Туалетно-фекальная тематика занимает так много места в воспоминаниях потому, что жизнь в тюрьме обнаженно животная, сведена во многом к чисто биологической «проблематике».
*
Изучив камеру, я попросил книги.
— Библиотекаря пока нет. На, почитай вот книгу.
Том Льва Толстого. Педагогические статьи. Их я прочел впервые. Очень много интересного и близкого. Особенно близка мысль Толстого, что главное в воспитании ребенка — воздействие через бессознательное. Указывает Толстой и на роль игры.

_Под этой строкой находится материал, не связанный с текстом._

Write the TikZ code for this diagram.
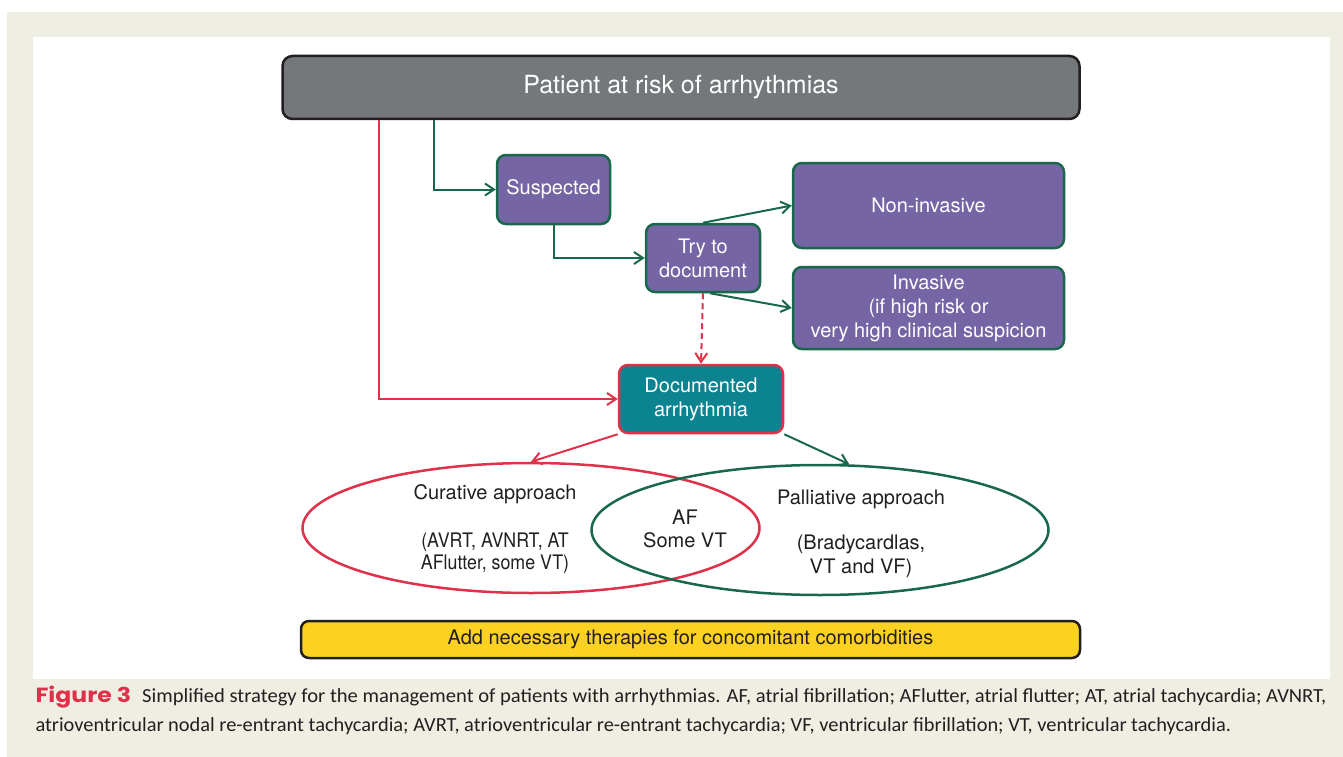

Через день повезли в Институт Сербского. В приемной молодой врач записал мои данные. Побрили, искупали, переодели в больничное и завели в палату. Там сразу же стали подходить один за другим обитатели трехкомнатной палаты.
— Марксист. Мания реформизма и марксизма.
— А! Из Прибалтики? Читал о вас в «Хронике».
— Да. Севрук.
Следующий!
— НДП.
— ? ? ?
— Да, неофашист.
Следующий:
— Сионист. Не хотел служить в армии. А вон еще один сионист. Он у нас теоретик. Кандидат медицинских наук.
— А я никто, т. е. ни за что.
— Статья?
— Клевета на строй.
— Жаль, что вас не привезли раньше. Нам уже говорили, что вас привезут. Здесь сидел один из УНФ, Красивский.
— Украинский национальный фронт? Из Львова?
— Да. Замечательный парень.
Севрук потащил покурить в туалет.
— С няней осторожно. Она целыми днями играет тут с нами в домино, слушает и доносит.